There, the topic is not unfriendly AI, but climate change. Regardless of what you think of the topic, it has attracted more attention than AGI, and people writing about existential risk are often using climate change as an example.

Martin Weitzman, a Harvard economist, deals with the probability of extreme disasters, and whether it's worth it in cost-benefit terms to deal with them. Our problem, in cases of extreme uncertainty, is that we don't only have probability distributions, we have uncertain probability distributions; it's possible we got the models wrong. Weitzman's paper takes this into account. He creates a family of probability distributions, indexed over a certain parameter, and integrates over it -- and he proves that the process of taking "probability distributions of probability distributions" has the result of making the final distribution fat-tailed. So fat-tailed that the integral doesn't converge.

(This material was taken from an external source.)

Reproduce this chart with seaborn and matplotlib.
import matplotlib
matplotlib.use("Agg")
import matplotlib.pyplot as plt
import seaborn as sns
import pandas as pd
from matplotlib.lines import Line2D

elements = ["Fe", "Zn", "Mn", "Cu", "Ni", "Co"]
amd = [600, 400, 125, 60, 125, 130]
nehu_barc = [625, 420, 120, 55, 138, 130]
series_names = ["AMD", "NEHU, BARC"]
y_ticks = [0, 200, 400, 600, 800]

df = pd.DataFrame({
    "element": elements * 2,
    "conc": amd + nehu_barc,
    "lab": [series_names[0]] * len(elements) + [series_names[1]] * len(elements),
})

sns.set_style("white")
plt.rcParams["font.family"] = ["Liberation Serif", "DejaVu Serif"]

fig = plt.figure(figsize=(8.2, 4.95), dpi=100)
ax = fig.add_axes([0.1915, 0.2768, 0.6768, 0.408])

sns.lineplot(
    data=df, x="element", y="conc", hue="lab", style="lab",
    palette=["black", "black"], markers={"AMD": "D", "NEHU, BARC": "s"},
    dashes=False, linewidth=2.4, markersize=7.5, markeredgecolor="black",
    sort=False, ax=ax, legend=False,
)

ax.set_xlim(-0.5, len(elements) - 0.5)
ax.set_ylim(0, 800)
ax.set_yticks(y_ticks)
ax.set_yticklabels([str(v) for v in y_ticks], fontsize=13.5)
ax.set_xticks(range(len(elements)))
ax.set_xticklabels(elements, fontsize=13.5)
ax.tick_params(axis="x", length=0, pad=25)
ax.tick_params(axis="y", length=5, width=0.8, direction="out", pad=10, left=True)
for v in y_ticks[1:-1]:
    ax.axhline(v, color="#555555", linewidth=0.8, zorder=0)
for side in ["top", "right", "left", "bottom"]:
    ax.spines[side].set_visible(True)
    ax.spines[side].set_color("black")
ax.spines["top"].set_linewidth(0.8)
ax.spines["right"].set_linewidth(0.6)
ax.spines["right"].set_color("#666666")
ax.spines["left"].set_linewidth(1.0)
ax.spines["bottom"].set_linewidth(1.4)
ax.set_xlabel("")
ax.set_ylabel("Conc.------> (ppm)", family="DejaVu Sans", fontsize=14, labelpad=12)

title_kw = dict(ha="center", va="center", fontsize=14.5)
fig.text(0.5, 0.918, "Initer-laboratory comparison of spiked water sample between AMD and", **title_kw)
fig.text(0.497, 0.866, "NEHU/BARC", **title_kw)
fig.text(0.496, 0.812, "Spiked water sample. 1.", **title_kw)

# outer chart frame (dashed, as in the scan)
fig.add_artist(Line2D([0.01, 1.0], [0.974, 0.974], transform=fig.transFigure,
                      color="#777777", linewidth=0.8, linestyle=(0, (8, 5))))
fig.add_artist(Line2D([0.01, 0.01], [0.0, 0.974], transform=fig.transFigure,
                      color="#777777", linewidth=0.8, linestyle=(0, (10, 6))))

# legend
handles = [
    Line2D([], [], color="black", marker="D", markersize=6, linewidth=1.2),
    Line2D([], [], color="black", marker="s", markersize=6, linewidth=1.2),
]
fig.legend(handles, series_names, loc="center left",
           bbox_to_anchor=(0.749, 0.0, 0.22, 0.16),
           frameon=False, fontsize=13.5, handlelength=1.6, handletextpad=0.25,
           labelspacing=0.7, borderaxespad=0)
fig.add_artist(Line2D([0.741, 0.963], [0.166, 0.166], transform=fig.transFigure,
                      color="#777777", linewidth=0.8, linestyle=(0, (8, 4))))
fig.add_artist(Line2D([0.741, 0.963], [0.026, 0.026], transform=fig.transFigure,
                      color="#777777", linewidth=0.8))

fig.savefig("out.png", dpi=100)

This is a terrible consequence. Because if the PDF of the cost of the risk doesn't converge, then we cannot define an expected cost. We can't do cost-benefit analysis at all. Weitzman's conclusion is that the right amount to spend mitigating risk is "more than we're doing."

Manzi criticizes this approach as just an elaborately stated version of the precautionary principle. If it's conceivable that your models are wrong and things are even riskier than you imagined, it doesn't follow that you should spend more to mitigate the risk; the reductio is that if you knew nothing at all, you should spend all your money mitigating the most unknown possible risk!

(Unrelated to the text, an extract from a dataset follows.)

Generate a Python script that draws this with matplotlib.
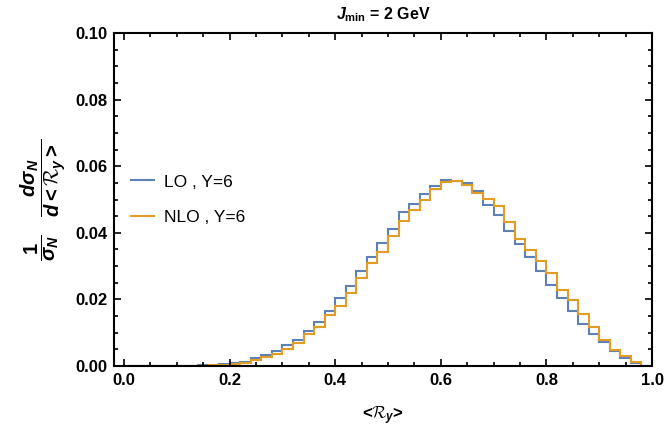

This is relevant to people talking about AGI. We're not considering spending a lot of money to mitigate this particular risk, but we are considering forgoing a lot of money -- the value of a possible useful AI. And it may be tempting to propose a shortcut, a la Marty Weitzman, claiming that the very uncertainty of the risk is an argument for being more aggressive in mitigating it. The problem is that this leads to absurd conclusions. You could think up anything -- murderous aliens! Killer vacuum cleaners! and claim that because we don't know how likely they are, and because the outcome would be world-endingly terrible, we should be spending all our time trying to mitigate the risk!

Uncertainty about an existential risk is not an argument in favor of spending more on it. There are arguments in favor of spending more on an existential risk -- they're the old-fashioned, cost-benefit ones. (For example, I think there's a strong case, in old-fashioned cost-benefit terms, for asteroid collision prevention.) But if you can't justify spending on cost-benefit grounds, you can't try a Hail Mary and say "You should spend even more -- because we could be wrong!"

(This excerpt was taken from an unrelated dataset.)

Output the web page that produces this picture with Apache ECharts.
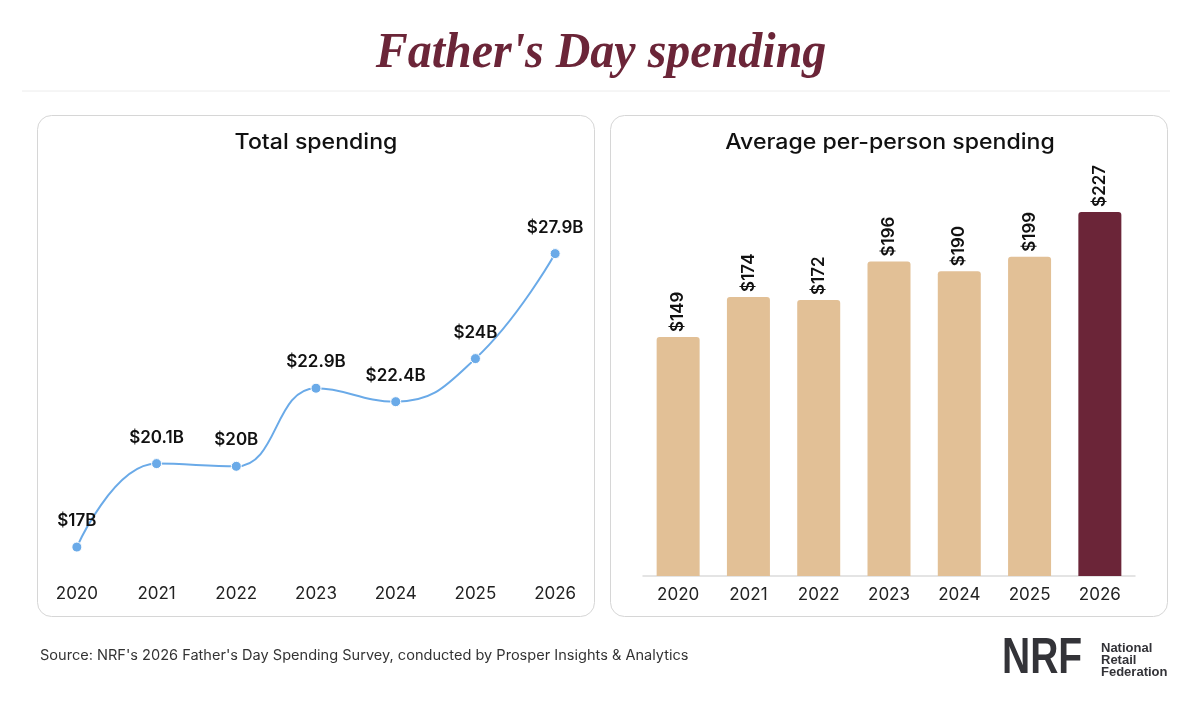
<!DOCTYPE html>
<html>
<head>
<meta charset="utf-8">
<script src="https://cdn.jsdelivr.net/npm/echarts@6/dist/echarts.min.js"></script>
<style>
html,body{margin:0;padding:0;background:#fff;}
#chart{width:1198px;height:701px;}
</style>
</head>
<body>
<div id="chart"></div>
<script>
const years = ['2020', '2021', '2022', '2023', '2024', '2025', '2026'];
const totalSpending = [17, 20.1, 20, 22.9, 22.4, 24, 27.9];
const perPersonSpending = [149, 174, 172, 196, 190, 199, 227];
const highlightYear = '2026';

const mainTitle = "Father's Day spending";
const leftTitle = 'Total spending';
const rightTitle = 'Average per-person spending';
const sourceText = "Source: NRF's 2026 Father's Day Spending Survey, conducted by Prosper Insights & Analytics";

const MAROON = '#6b2538';
const TAN = '#e2c096';
const BLUE = '#6aaae8';
const FONT = 'Inter';

const chart = echarts.init(document.getElementById('chart'), null, {renderer: 'canvas'});

const barData = perPersonSpending.map((v, i) => ({
  value: v,
  itemStyle: {color: years[i] === highlightYear ? MAROON : TAN}
}));

const option = {
  backgroundColor: '#fff',
  animation: false,
  graphic: [
    {type: 'line', shape: {x1: 22, y1: 91, x2: 1170, y2: 91}, style: {stroke: '#ececec', lineWidth: 1}, z: -10},
    {type: 'rect', shape: {x: 37.5, y: 115.5, width: 557, height: 501, r: 14}, style: {fill: '#fff', stroke: '#d6d6d6', lineWidth: 1}, z: -10},
    {type: 'rect', shape: {x: 610.5, y: 115.5, width: 557, height: 501, r: 14}, style: {fill: '#fff', stroke: '#d6d6d6', lineWidth: 1}, z: -10},
    {type: 'text', x: 601, y: 54, scaleX: 0.96, style: {text: mainTitle, font: 'italic bold 50px "Liberation Serif"', fill: MAROON, textAlign: 'center', textVerticalAlign: 'middle'}},
    {type: 'text', x: 316, y: 143, scaleX: 1.1, style: {text: leftTitle, font: '500 21px ' + FONT, fill: '#111', textAlign: 'center', textVerticalAlign: 'middle'}},
    {type: 'text', x: 890, y: 143, scaleX: 1.1, style: {text: rightTitle, font: '500 21px ' + FONT, fill: '#111', textAlign: 'center', textVerticalAlign: 'middle'}},
    {type: 'text', x: 40, y: 656, scaleX: 1.04, style: {text: sourceText, font: '14px ' + FONT, fill: '#333', textAlign: 'left', textVerticalAlign: 'middle'}},
    {type: 'text', x: 1002, y: 659, scaleX: 0.78, style: {text: 'NRF', font: 'bold 50px "Liberation Sans"', fill: '#333338', textAlign: 'left', textVerticalAlign: 'middle'}},
    {type: 'text', x: 1101, y: 648, style: {text: 'National', font: 'bold 13px "Liberation Sans"', fill: '#333338', textAlign: 'left', textVerticalAlign: 'middle'}},
    {type: 'text', x: 1101, y: 660, style: {text: 'Retail', font: 'bold 13px "Liberation Sans"', fill: '#333338', textAlign: 'left', textVerticalAlign: 'middle'}},
    {type: 'text', x: 1101, y: 672, style: {text: 'Federation', font: 'bold 13px "Liberation Sans"', fill: '#333338', textAlign: 'left', textVerticalAlign: 'middle'}}
  ],
  grid: [
    {left: 37, width: 558, top: 224, height: 350, containLabel: false},
    {left: 643, width: 492, top: 175, height: 401, containLabel: false}
  ],
  xAxis: [
    {
      type: 'category', gridIndex: 0, data: years, boundaryGap: true,
      axisLine: {show: false}, axisTick: {show: false},
      axisLabel: {margin: 11, fontFamily: FONT, fontSize: 17, color: '#222'}
    },
    {
      type: 'category', gridIndex: 1, data: years, boundaryGap: true,
      axisLine: {show: true, lineStyle: {color: '#dcdcdc', width: 1.5}}, axisTick: {show: false},
      axisLabel: {margin: 10, fontFamily: FONT, fontSize: 17, color: '#222'}
    }
  ],
  yAxis: [
    {type: 'value', gridIndex: 0, min: 16, max: 29, show: false, splitLine: {show: false}},
    {type: 'value', gridIndex: 1, min: 0, max: 250, show: false, splitLine: {show: false}}
  ],
  series: [
    {
      type: 'line', xAxisIndex: 0, yAxisIndex: 0, data: totalSpending,
      smooth: 0.45,
      symbol: 'circle', symbolSize: 10,
      lineStyle: {color: BLUE, width: 2},
      itemStyle: {color: BLUE, borderColor: '#fff', borderWidth: 1},
      label: {
        show: true, position: 'top', distance: 12,
        formatter: p => '$' + p.value + 'B',
        fontFamily: FONT, fontSize: 17, fontWeight: 600, color: '#111'
      }
    },
    {
      type: 'bar', xAxisIndex: 1, yAxisIndex: 1, data: barData,
      barWidth: 43,
      itemStyle: {borderRadius: [3, 3, 0, 0]},
      label: {
        show: true, position: 'top', rotate: 90, align: 'left', verticalAlign: 'middle', distance: 5,
        formatter: p => '$' + p.value,
        fontFamily: FONT, fontSize: 17, fontWeight: 600, color: '#111'
      }
    }
  ]
};
chart.setOption(option);
</script>
</body>
</html>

Comment author: FrankAdamek 30 October 2010 01:17:58PM 4 points [-]

Is anyone in SIAI making the argument that we should spend more because our models are too uncertain to provide expected costs, or more generally that our very uncertainty of model is a significant source of concern? My impression was more that it's "we have good reasons to doubt people's estimation that Friendliness is easy" and "we have good reason to believe it's actually quite hard."

Comment author: [deleted] 30 October 2010 01:36:09PM 4 points [-]

fair enough -- this is my caution against the logic "I can think of a risk, therefore we need to worry about it!" It seems that SIAI is making the stronger claim that unfriendliness is very likely.

My personal view is that AI is very hard itself, and that working on, say, a computer that can do what a mouse can do is likely to take a long time, and is harmless but very interesting research. I don't think we're anywhere near a point when we need to shut down anybody's current research.

Comment author: andreas 30 October 2010 07:53:08PM 4 points [-]

Consider marginal utility. Many people are working on AI, machine learning, computational psychology, and related fields. Nobody is working on preference theory, formal understanding of our goals under reflection. If you want to do interesting research and if you have the background to advance either of those fields, do you think the world will be better off with you on the one side or on the other?

Comment author: [deleted] 30 October 2010 08:33:33PM 3 points [-]

Maybe that's true, but that's a separate point. "Let's work on preference theory so that it'll be ready when the AI catches up" is one thing -- tentatively, I'd say it's a good idea. "Let's campaign against anybody doing AI research" seems less useful (and less likely to be effective.)